■ WHAT YOU HAVE TO DO ■
Below this line are records; write out exactly the lines from the one containing "Emit a web page" through the one containing "avg: 'PFDavg', interval: 'Proof-Test-Interval'", with the pictures left out.

(Dataset excerpt)

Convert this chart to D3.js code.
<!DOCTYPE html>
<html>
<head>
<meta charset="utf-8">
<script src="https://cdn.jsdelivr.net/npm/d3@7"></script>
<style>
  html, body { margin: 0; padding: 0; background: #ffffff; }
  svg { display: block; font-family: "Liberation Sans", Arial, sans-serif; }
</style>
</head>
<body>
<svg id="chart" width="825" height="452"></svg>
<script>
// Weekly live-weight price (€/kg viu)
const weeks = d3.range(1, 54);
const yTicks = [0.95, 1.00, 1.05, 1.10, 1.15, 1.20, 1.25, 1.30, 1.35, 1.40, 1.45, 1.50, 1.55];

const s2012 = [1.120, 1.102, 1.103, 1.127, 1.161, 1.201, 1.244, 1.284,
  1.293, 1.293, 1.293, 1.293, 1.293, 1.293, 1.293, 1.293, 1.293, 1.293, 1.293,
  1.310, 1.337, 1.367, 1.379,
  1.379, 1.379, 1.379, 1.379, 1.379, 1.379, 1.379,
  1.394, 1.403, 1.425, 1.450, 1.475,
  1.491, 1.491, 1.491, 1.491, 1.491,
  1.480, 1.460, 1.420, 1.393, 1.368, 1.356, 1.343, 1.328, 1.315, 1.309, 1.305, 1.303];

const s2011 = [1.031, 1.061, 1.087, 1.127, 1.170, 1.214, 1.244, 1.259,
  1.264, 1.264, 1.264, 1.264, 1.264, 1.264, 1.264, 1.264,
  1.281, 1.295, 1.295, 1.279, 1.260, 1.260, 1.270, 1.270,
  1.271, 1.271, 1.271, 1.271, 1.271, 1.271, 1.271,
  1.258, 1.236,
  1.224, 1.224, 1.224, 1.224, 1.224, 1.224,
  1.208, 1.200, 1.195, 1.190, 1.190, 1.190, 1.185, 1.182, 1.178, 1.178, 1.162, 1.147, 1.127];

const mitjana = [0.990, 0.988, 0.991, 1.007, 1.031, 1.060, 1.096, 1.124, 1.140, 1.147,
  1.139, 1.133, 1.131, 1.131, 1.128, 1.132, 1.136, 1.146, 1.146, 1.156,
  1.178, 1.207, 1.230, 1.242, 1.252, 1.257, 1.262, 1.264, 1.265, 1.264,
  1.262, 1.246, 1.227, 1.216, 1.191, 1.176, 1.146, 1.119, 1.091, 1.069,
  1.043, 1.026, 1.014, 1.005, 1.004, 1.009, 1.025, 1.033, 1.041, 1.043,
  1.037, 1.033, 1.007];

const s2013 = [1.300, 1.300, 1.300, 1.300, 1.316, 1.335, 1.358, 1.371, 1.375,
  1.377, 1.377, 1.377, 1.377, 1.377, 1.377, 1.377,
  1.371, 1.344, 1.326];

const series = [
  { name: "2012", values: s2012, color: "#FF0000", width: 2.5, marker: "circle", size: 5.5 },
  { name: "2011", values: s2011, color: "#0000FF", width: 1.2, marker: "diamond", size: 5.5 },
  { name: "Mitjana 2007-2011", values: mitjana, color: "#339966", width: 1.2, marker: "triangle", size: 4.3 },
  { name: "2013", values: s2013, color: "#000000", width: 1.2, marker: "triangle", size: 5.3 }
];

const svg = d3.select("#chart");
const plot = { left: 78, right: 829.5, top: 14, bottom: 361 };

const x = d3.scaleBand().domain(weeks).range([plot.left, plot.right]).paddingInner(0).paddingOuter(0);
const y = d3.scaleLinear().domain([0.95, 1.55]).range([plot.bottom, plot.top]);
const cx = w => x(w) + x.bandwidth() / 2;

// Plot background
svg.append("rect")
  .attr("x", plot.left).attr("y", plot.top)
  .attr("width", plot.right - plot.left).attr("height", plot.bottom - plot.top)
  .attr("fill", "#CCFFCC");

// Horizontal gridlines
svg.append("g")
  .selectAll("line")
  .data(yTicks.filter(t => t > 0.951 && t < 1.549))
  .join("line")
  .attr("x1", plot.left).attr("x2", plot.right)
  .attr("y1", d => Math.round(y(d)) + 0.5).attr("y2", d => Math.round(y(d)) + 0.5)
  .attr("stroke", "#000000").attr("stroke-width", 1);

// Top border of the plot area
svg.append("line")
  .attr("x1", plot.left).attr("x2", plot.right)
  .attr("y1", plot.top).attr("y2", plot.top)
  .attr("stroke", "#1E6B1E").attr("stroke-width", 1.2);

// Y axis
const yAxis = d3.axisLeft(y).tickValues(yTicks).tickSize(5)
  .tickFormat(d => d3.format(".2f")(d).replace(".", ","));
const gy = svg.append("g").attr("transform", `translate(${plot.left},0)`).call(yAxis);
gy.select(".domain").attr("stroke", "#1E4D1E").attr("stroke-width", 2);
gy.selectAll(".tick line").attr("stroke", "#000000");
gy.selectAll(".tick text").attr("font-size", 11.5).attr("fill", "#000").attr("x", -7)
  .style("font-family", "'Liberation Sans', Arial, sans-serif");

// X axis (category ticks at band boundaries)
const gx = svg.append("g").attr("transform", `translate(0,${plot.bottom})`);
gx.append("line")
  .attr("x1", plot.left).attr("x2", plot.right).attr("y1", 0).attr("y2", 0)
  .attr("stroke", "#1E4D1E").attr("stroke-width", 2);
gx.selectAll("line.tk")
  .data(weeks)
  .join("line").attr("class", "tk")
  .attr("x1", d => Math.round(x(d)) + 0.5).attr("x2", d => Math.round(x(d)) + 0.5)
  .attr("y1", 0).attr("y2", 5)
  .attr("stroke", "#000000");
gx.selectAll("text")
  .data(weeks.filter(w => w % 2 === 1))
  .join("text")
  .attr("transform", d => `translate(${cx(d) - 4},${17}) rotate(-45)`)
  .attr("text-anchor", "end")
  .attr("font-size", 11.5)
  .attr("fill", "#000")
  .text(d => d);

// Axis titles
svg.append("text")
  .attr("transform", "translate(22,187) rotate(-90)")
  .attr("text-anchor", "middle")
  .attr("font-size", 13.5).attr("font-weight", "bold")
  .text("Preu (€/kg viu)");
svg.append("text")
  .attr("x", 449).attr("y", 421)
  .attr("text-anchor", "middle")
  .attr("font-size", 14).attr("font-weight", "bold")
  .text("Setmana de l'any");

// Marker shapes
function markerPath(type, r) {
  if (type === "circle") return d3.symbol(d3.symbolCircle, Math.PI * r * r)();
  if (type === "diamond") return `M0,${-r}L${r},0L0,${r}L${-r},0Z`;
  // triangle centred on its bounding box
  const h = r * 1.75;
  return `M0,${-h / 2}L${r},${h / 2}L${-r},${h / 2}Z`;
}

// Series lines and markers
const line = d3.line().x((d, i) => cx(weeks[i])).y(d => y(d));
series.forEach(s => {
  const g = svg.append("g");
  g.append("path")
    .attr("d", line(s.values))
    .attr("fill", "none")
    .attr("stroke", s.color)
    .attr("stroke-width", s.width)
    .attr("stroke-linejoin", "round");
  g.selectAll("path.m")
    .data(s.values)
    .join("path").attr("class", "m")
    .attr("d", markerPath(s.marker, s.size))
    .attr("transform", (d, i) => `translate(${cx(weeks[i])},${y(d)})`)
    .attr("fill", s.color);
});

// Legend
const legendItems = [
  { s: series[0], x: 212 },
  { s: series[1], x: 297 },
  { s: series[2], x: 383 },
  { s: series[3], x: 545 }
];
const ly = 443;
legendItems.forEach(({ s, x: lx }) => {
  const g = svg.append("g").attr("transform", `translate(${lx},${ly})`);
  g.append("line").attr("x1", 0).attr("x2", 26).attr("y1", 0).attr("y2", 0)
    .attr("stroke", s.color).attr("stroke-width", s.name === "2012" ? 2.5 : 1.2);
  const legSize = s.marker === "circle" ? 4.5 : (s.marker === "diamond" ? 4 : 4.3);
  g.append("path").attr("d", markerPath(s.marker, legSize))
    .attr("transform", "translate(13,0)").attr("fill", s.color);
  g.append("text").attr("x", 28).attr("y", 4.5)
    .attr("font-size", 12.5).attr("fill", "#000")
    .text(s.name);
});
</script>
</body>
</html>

* * *

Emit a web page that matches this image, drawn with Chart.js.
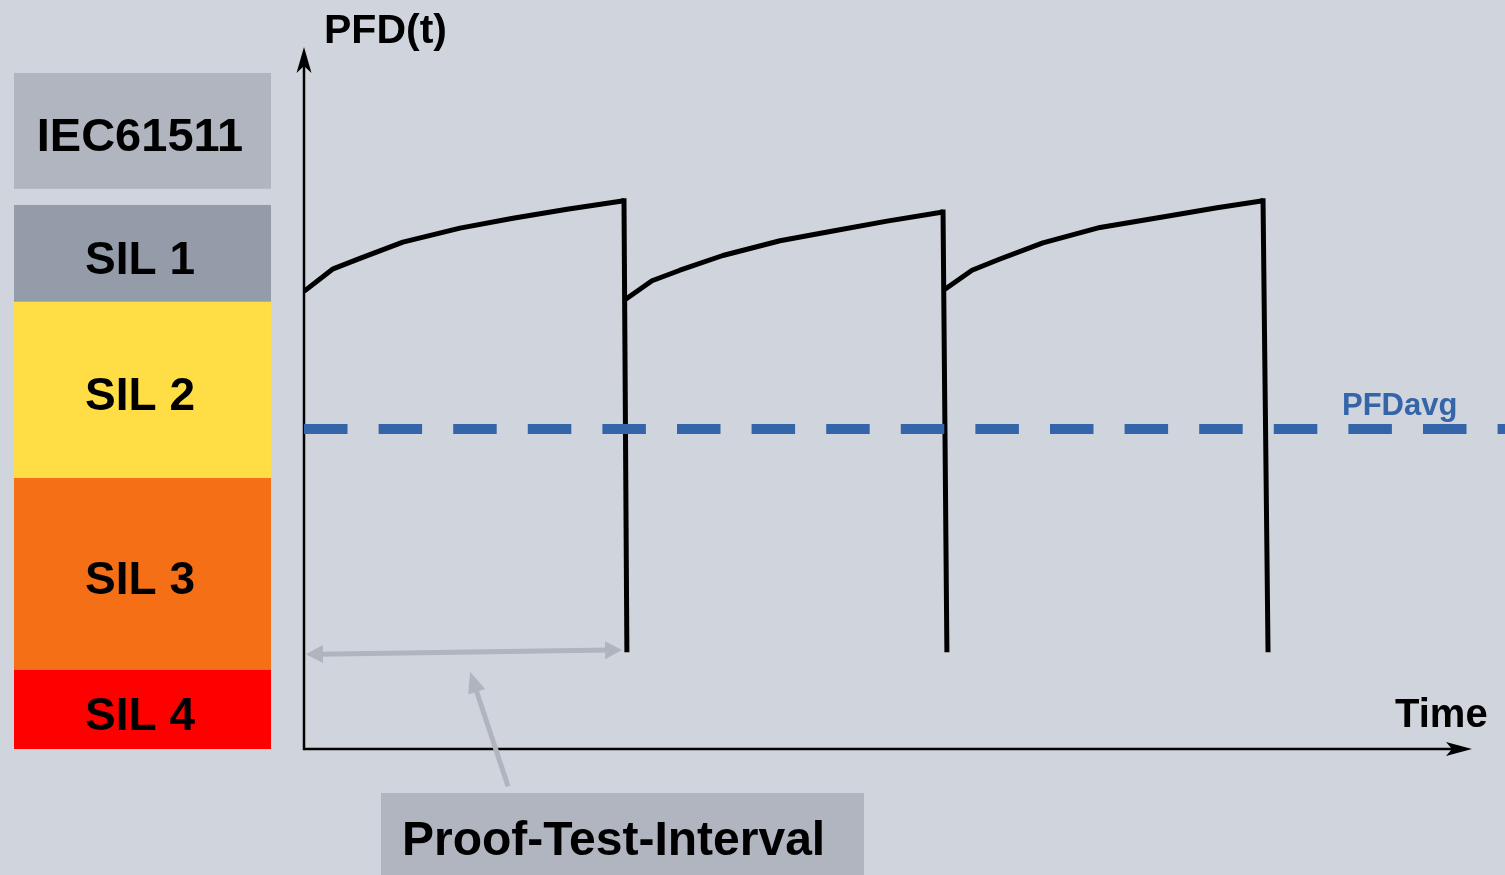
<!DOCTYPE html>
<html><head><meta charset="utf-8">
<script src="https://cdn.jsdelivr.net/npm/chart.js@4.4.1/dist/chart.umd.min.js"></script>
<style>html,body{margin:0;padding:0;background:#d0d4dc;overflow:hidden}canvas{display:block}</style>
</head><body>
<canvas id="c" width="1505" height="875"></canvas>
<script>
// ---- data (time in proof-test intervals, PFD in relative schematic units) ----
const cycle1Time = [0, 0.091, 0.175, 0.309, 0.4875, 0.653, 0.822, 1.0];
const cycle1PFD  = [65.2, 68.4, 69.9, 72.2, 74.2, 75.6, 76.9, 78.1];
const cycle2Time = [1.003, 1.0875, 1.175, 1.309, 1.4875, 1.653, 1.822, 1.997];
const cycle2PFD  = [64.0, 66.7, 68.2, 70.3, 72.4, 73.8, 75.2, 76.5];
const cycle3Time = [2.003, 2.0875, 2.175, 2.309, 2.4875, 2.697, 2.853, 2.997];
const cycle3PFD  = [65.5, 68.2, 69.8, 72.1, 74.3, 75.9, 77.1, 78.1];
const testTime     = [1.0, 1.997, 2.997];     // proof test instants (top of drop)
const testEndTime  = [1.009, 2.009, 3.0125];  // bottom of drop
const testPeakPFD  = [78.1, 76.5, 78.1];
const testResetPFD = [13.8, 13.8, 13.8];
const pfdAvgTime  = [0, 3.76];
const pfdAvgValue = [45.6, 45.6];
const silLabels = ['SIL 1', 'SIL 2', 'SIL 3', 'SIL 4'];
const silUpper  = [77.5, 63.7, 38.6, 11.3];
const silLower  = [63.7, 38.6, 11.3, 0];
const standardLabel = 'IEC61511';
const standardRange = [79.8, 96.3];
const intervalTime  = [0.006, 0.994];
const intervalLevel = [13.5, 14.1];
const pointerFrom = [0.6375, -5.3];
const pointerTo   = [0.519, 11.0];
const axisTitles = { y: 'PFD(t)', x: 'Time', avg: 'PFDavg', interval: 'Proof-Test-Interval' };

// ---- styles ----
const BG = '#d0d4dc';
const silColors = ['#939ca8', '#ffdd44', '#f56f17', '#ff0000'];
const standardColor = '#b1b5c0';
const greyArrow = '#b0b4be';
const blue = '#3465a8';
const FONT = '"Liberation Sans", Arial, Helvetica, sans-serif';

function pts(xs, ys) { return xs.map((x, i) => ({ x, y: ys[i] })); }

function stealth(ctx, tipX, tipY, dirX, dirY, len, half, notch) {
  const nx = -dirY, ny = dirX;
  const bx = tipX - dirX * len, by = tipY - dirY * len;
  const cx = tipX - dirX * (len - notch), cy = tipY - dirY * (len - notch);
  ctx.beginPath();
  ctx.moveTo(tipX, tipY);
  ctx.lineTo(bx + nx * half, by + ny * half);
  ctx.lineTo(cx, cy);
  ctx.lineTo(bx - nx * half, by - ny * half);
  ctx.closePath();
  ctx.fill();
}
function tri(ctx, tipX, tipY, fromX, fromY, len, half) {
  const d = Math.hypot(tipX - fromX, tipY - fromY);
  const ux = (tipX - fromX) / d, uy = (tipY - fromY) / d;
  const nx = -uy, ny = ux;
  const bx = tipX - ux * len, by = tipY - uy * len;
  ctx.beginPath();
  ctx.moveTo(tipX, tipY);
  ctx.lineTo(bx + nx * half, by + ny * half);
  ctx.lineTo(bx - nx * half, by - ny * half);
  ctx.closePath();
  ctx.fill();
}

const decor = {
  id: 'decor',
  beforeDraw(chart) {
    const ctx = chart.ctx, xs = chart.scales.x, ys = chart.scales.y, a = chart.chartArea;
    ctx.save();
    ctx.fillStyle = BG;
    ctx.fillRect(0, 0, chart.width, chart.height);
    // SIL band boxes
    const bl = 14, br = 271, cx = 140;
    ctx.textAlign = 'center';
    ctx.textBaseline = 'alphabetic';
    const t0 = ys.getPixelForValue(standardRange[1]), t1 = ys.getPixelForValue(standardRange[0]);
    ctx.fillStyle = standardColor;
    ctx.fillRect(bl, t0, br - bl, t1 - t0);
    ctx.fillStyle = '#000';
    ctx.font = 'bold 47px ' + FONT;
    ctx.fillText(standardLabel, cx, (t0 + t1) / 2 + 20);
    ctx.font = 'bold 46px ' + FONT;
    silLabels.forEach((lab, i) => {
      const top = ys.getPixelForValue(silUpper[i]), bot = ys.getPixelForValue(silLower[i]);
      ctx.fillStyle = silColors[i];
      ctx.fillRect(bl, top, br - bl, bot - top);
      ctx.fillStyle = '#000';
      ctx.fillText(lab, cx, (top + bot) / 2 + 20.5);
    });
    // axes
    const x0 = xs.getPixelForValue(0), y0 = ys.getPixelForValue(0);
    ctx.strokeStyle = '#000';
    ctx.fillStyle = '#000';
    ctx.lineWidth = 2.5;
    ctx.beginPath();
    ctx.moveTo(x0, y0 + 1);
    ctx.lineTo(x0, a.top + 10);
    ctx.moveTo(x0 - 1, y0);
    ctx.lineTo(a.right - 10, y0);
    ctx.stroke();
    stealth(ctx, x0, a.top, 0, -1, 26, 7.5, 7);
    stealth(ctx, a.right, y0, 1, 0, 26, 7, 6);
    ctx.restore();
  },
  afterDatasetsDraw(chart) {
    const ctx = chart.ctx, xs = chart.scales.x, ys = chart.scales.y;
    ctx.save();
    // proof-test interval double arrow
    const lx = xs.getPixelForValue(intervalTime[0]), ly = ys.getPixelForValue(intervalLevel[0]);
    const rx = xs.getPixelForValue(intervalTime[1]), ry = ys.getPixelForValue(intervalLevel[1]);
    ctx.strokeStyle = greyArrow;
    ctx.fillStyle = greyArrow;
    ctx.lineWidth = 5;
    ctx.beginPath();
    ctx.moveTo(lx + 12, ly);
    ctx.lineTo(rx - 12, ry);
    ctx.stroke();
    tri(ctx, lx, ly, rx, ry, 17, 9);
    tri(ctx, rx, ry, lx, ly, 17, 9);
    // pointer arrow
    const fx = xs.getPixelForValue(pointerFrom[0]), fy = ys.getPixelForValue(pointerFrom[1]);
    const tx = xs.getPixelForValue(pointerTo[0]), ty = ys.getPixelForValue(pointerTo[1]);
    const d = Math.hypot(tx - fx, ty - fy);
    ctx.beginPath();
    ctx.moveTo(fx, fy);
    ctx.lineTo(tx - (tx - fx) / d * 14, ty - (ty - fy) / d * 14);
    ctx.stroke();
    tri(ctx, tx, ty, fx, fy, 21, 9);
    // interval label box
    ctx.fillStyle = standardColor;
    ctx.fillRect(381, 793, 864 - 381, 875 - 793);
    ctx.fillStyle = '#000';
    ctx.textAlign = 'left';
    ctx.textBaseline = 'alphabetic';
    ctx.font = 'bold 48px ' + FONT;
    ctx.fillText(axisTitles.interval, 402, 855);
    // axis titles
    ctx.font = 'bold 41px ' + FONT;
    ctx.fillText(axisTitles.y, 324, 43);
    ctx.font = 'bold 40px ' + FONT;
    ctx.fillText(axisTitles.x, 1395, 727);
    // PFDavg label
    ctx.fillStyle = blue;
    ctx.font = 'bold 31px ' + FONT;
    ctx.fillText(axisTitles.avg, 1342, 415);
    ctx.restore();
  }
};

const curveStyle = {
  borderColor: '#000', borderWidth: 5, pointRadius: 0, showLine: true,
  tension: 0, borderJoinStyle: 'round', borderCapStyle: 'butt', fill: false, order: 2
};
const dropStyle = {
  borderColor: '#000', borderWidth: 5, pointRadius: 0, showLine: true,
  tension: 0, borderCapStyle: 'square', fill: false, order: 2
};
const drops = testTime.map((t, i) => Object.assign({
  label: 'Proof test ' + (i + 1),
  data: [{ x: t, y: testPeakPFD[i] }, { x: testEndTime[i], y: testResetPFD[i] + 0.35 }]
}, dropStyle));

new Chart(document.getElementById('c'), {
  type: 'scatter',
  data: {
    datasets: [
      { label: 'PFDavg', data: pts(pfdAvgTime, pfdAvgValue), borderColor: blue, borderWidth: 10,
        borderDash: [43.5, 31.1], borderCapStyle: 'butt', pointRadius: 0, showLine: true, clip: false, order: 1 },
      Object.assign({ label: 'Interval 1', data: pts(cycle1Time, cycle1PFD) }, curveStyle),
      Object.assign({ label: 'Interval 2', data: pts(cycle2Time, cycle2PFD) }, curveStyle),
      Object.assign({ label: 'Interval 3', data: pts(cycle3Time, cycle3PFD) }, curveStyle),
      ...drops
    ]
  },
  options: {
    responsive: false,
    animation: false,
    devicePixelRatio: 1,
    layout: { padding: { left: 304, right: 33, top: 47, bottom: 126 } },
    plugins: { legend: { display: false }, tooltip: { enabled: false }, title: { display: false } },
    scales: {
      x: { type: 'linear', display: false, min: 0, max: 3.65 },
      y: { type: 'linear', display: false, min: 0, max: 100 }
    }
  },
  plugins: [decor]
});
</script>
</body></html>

■ ANSWER FOR THE TASK ■
Emit a web page that matches this image, drawn with Chart.js.
<!DOCTYPE html>
<html><head><meta charset="utf-8">
<script src="https://cdn.jsdelivr.net/npm/chart.js@4.4.1/dist/chart.umd.min.js"></script>
<style>html,body{margin:0;padding:0;background:#d0d4dc;overflow:hidden}canvas{display:block}</style>
</head><body>
<canvas id="c" width="1505" height="875"></canvas>
<script>
// ---- data (time in proof-test intervals, PFD in relative schematic units) ----
const cycle1Time = [0, 0.091, 0.175, 0.309, 0.4875, 0.653, 0.822, 1.0];
const cycle1PFD  = [65.2, 68.4, 69.9, 72.2, 74.2, 75.6, 76.9, 78.1];
const cycle2Time = [1.003, 1.0875, 1.175, 1.309, 1.4875, 1.653, 1.822, 1.997];
const cycle2PFD  = [64.0, 66.7, 68.2, 70.3, 72.4, 73.8, 75.2, 76.5];
const cycle3Time = [2.003, 2.0875, 2.175, 2.309, 2.4875, 2.697, 2.853, 2.997];
const cycle3PFD  = [65.5, 68.2, 69.8, 72.1, 74.3, 75.9, 77.1, 78.1];
const testTime     = [1.0, 1.997, 2.997];     // proof test instants (top of drop)
const testEndTime  = [1.009, 2.009, 3.0125];  // bottom of drop
const testPeakPFD  = [78.1, 76.5, 78.1];
const testResetPFD = [13.8, 13.8, 13.8];
const pfdAvgTime  = [0, 3.76];
const pfdAvgValue = [45.6, 45.6];
const silLabels = ['SIL 1', 'SIL 2', 'SIL 3', 'SIL 4'];
const silUpper  = [77.5, 63.7, 38.6, 11.3];
const silLower  = [63.7, 38.6, 11.3, 0];
const standardLabel = 'IEC61511';
const standardRange = [79.8, 96.3];
const intervalTime  = [0.006, 0.994];
const intervalLevel = [13.5, 14.1];
const pointerFrom = [0.6375, -5.3];
const pointerTo   = [0.519, 11.0];
const axisTitles = { y: 'PFD(t)', x: 'Time', avg: 'PFDavg', interval: 'Proof-Test-Interval' };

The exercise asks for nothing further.